The moon seeking algo raises the scope to the altitude of the moon (which is why leveling is so important) while aiming a bit right of where it should be (why compass needs to be calibrated) and then sweeps left looking for a bright spot that is the moon, or even a bright edge that it can chase toward the moon. If it misses it'll go back and forth maybe shifting the altitude a bit as it does.
BUT.. because it's looking for light, it an can be confused by other lights (porch light, street light, etc) and start chasing that away from the real moon..
So I'm testing out my steps, and I immediately notice that there's a lot of light it the frame, despite there being no other lights in front of the scope. Dark sky and nearly full moon, nothing else. But what I see in frame looks like bad internal reflections or lens flare. The moon seeking algo chased this light off into oblivion ending up pointed nowhere near the moon (like down and 30 degrees left). I cancelled it and looked at the exposure setting realized that it was seeking in full auto so it was set to see the stars in a black sky, not the moon. This causes it to amplify the relatively dim lens flares to the point that it thought the moon was nearby. When I manually located the moon (sighting through the gap in the scope), the exposure immediately drops to a very low value.. like 1uS and gain of 5-10. Versus the extremely high values it was using before.

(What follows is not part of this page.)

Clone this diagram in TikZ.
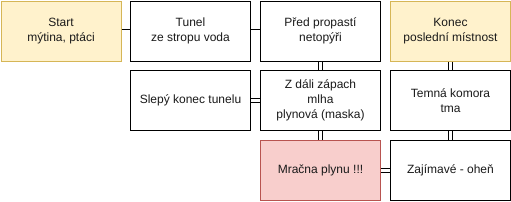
\documentclass[tikz,border=0pt]{standalone}
\usepackage{fontspec}
\setmainfont{Liberation Sans}
\definecolor{yfill}{HTML}{FFF2CC}
\definecolor{ydraw}{HTML}{D6B656}
\definecolor{rfill}{HTML}{F8CECC}
\definecolor{rdraw}{HTML}{B85450}
\definecolor{txt}{HTML}{1A1A1A}
\begin{document}
\begin{tikzpicture}[x=1pt,y=-1pt,
  box/.style={draw=black, fill=white, line width=1pt, minimum width=120pt, minimum height=60pt,
    inner sep=0pt, align=center, font=\fontsize{12}{15}\selectfont, text=txt, anchor=north west},
  ybox/.style={box, draw=ydraw, fill=yfill},
  rbox/.style={box, draw=rdraw, fill=rfill},
  link/.style={draw=black, line width=0.9pt, double=white, double distance=3pt}]
\useasboundingbox (0,0) rectangle (511,201);
\node[ybox] (start) at (0.5,0.5) {Start\\mýtina, ptáci};
\node[box] (tunel) at (130,0.5) {Tunel\\ze stropu voda};
\node[box] (pred) at (260,0.5) {Před propastí\\netopýři};
\node[ybox] (konec) at (390,0.5) {Konec\\poslední místnost};
\node[box] (slepy) at (130,70) {Slepý konec tunelu};
\node[box] (zdali) at (260,70) {Z dáli zápach\\mlha\\plynová (maska)};
\node[box] (temna) at (390,70) {Temná komora\\tma};
\node[rbox] (mracna) at (260,140) {Mračna plynu !!!};
\node[box] (zajim) at (390,140) {Zajímavé - oheň};
\draw[link] (start.east) -- (tunel.west);
\draw[link] (tunel.east) -- (pred.west);
\draw[link] (pred.south) -- (zdali.north);
\draw[link] (konec.south) -- (temna.north);
\draw[link] (slepy.east) -- (zdali.west);
\draw[link] (zdali.south) -- (mracna.north);
\draw[link] (temna.south) -- (zajim.north);
\draw[link] (mracna.east) -- (zajim.west);
\end{tikzpicture}
\end{document}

I locked the exposure then manually drove it off the moon and then told it to seek it again, and it immediately went back to auto exposure, and the lens flares showed up again, and it got lost, never finding the moon. I think this is a bug. Yes I think the exposure needs to be a bit higher while moon seeking so that it can chase the off axis glow of the moon when it sees it on the edge of the frame, but at full auto it's letting in way too much light so is confused by the relatively dim lens flares of the moon itself.
The fix for this would be to set an upper limit on the exposure while moon seeking, that's still pretty low. That's it.
It's pretty obvious when you cancel the moon finding, and just manually lower the exposure, the lens flares (or reflections) just go away.